Whether the prosecution proved beyond reasonable doubt the elements of qualified trafficking in persons under RA 9208, considering the recruitment, transportation, and exploitation of minors for prostitution. Whether Hirang's rights under RA 7438 were violated warranting acquittal, and whether the entrapment constituted instigation, considering the circumstances of the operation and Hirang's predisposition.

Ruling

Appeal dismissed; CA Decision affirmed with modification awarding each victim P500,000 moral damages and P100,000 exemplary damages. Hirang guilty of qualified trafficking; life imprisonment and P2M fine upheld.

Ratio Decidendi

On Issue 1 (Proof of Qualified Trafficking): The Information sufficiently alleged recruitment/transportation/provision of minors AAA/BBB/CCC/DDD (all children under Sec. 3(b)) for prostitution, exploiting vulnerability via promises of gimik/food/P5k-10k, receiving P7k downpayment toward P20k/girl. Elements per People v. Casio: (1) acts (recruited from Ka Lolet, transported to Chowking C-5 June 27, 2007, provided to 'Koreans'); (2) means (deception/abuse of vulnerability, no force needed for children); (3) purpose (prostitution/sexual exploitation, assured skills/fantasies). Qualified under Sec. 6(a) (child victims), Sec. 6(c) (large scale: 43 persons). Prosecution evidence: victims' testimonies on ages/recruitment/luring, IJM/NBI on entrapment (recordings, marked money, UV positive), prior pattern (AAA's history). Defense inconsistencies minor (Ka Lolet role peripheral, not negating Hirang's acts); trial/CA credibility findings binding absent grave abuse.
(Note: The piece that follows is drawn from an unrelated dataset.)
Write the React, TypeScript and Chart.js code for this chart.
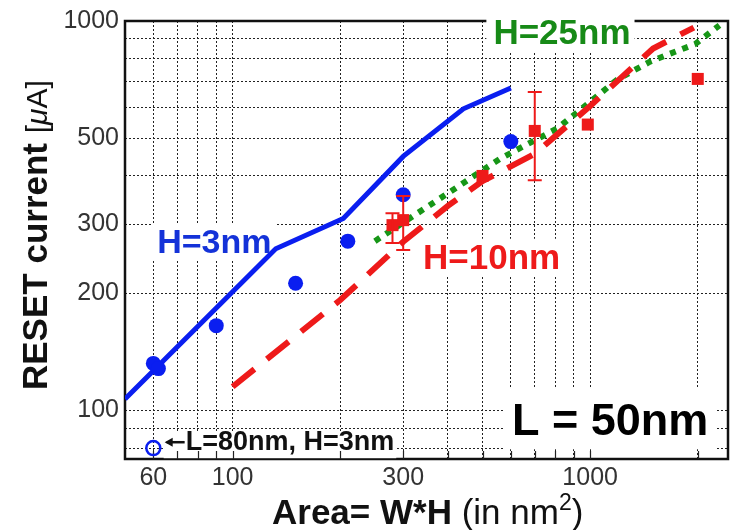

Habitual trade shown, not induced. On Issue 2 (RA 7438 and Entrapment): No acquittal for Miranda omission; defect cured by voluntary plea/participation sans quashal motion (People v. Vasquez: objection must precede arraignment; jurisdiction submitted). Entrapment, not instigation (People v. Bartolome): intent from Hirang (prior recruitments, sourced girls proactively, negotiated fees); IJM (NGO) approached based on intel, coordinated post-agreement with NBI; ruses facilitated capture of predisposed trafficker ('trap for unwary criminal'). Villagracia's poseur role valid; no officer inducement of innocent.

Main Doctrine

Trafficking in persons under Section 3(a) of R.A. No. 9208 requires: (1) the act of recruitment, transportation, transfer, harboring, or receipt of persons; (2) the means used, such as threat, force, deception, or taking advantage of vulnerability (but no means required if victim is a child under 18); and (3) the purpose of exploitation, including prostitution. The crime is qualified under Section 6(a) when the victim is a child, and under Section 6(c) when committed in large scale (against three or more persons) or by a syndicate (three or more conspirators). For child victims, mere recruitment for prostitution suffices as trafficking, dispensing with proof of coercive means. Entrapment is valid when the accused's criminal intent pre-exists and law enforcers merely facilitate apprehension, unlike instigation where officers induce an innocent to commit the crime. Irregularities in arrest, such as failure to inform Miranda rights, are cured by the accused's voluntary plea and participation in trial without timely objection. Victims in qualified trafficking cases are entitled to moral damages (P500,000 each) under Article 2219 NCC as analogous to seduction/rape, and exemplary damages (P100,000 each) to deter aggravated offenses.